TO DO – Would you repeat the listing exactly but omit every picture?
-- START GIVEN DATA --
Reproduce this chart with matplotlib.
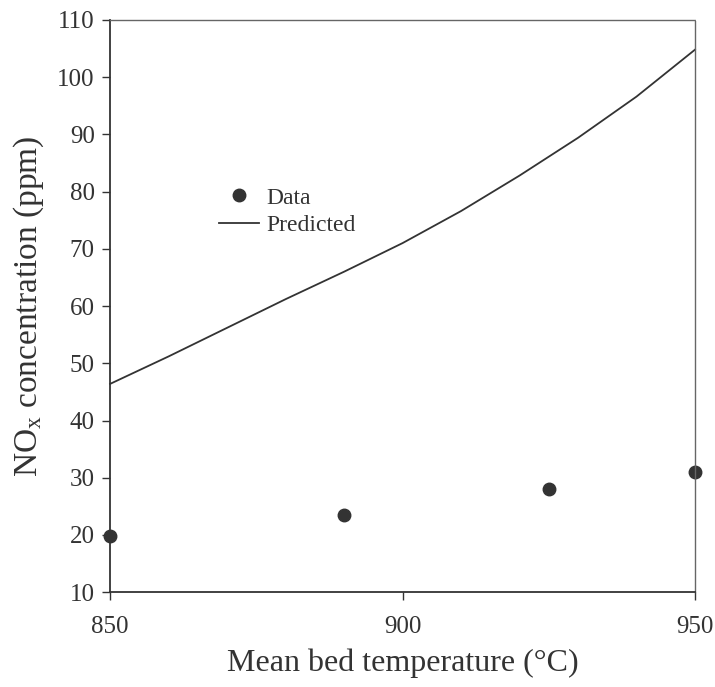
import matplotlib
matplotlib.use('Agg')
from matplotlib import pyplot as plt

plt.rcParams['font.family'] = ['Liberation Serif', 'DejaVu Serif']
plt.rcParams['mathtext.fontset'] = 'custom'
plt.rcParams['mathtext.rm'] = 'Liberation Serif'
plt.rcParams['mathtext.it'] = 'Liberation Serif:italic'

# Data
data_temp = [850, 890, 925, 950]
data_nox = [19.8, 23.5, 28.0, 31.0]

pred_temp = [850, 860, 870, 880, 890, 900, 910, 920, 930, 940, 950]
pred_nox = [46.4, 51.2, 56.2, 61.2, 66.0, 71.0, 76.6, 82.8, 89.4, 96.6, 104.8]

x_ticks = [850, 900, 950]
y_ticks = [10, 20, 30, 40, 50, 60, 70, 80, 90, 100, 110]

ink = '#333333'

fig = plt.figure(figsize=(7.15, 6.87), dpi=100)
ax = fig.add_axes([0.154, 0.138, 0.818, 0.833])

ax.plot(pred_temp, pred_nox, color=ink, lw=1.3, label='Predicted', clip_on=False)
ax.plot(data_temp, data_nox, 'o', color=ink, ms=9, label='Data', clip_on=False,
        linestyle='none')

ax.set_xlim(850, 950)
ax.set_ylim(10, 110)
ax.set_xticks(x_ticks)
ax.set_yticks(y_ticks)
ax.tick_params(direction='out', length=6, width=1, color=ink, labelcolor=ink,
               labelsize=18, pad=5)
ax.tick_params(axis='x', pad=11)

for side in ['left', 'bottom']:
    ax.spines[side].set_color(ink)
    ax.spines[side].set_linewidth(1.3)
for side in ['top', 'right']:
    ax.spines[side].set_color('#666666')
    ax.spines[side].set_linewidth(1.0)
    ax.spines[side].set_linestyle((0, (1, 1)))

ax.set_xlabel('Mean bed temperature (°C)', fontsize=23, color=ink, labelpad=8)
ax.set_ylabel(r'NO$_\mathrm{x}$ concentration (ppm)', fontsize=24, color=ink, labelpad=8)

handles, labels = ax.get_legend_handles_labels()
ax.legend(handles[::-1], labels[::-1], loc='upper left', bbox_to_anchor=(0.15, 0.745),
          frameon=False, fontsize=17, handlelength=1.7, handletextpad=0.3,
          labelspacing=0.25, labelcolor=ink)

fig.savefig('out.png', dpi=100)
-- END GIVEN DATA --
TASK OUTPUT –
Reproduce this chart with matplotlib.
import matplotlib
matplotlib.use('Agg')
from matplotlib import pyplot as plt

plt.rcParams['font.family'] = ['Liberation Serif', 'DejaVu Serif']
plt.rcParams['mathtext.fontset'] = 'custom'
plt.rcParams['mathtext.rm'] = 'Liberation Serif'
plt.rcParams['mathtext.it'] = 'Liberation Serif:italic'

# Data
data_temp = [850, 890, 925, 950]
data_nox = [19.8, 23.5, 28.0, 31.0]

pred_temp = [850, 860, 870, 880, 890, 900, 910, 920, 930, 940, 950]
pred_nox = [46.4, 51.2, 56.2, 61.2, 66.0, 71.0, 76.6, 82.8, 89.4, 96.6, 104.8]

x_ticks = [850, 900, 950]
y_ticks = [10, 20, 30, 40, 50, 60, 70, 80, 90, 100, 110]

ink = '#333333'

fig = plt.figure(figsize=(7.15, 6.87), dpi=100)
ax = fig.add_axes([0.154, 0.138, 0.818, 0.833])

ax.plot(pred_temp, pred_nox, color=ink, lw=1.3, label='Predicted', clip_on=False)
ax.plot(data_temp, data_nox, 'o', color=ink, ms=9, label='Data', clip_on=False,
        linestyle='none')

ax.set_xlim(850, 950)
ax.set_ylim(10, 110)
ax.set_xticks(x_ticks)
ax.set_yticks(y_ticks)
ax.tick_params(direction='out', length=6, width=1, color=ink, labelcolor=ink,
               labelsize=18, pad=5)
ax.tick_params(axis='x', pad=11)

for side in ['left', 'bottom']:
    ax.spines[side].set_color(ink)
    ax.spines[side].set_linewidth(1.3)
for side in ['top', 'right']:
    ax.spines[side].set_color('#666666')
    ax.spines[side].set_linewidth(1.0)
    ax.spines[side].set_linestyle((0, (1, 1)))

ax.set_xlabel('Mean bed temperature (°C)', fontsize=23, color=ink, labelpad=8)
ax.set_ylabel(r'NO$_\mathrm{x}$ concentration (ppm)', fontsize=24, color=ink, labelpad=8)

handles, labels = ax.get_legend_handles_labels()
ax.legend(handles[::-1], labels[::-1], loc='upper left', bbox_to_anchor=(0.15, 0.745),
          frameon=False, fontsize=17, handlelength=1.7, handletextpad=0.3,
          labelspacing=0.25, labelcolor=ink)

fig.savefig('out.png', dpi=100)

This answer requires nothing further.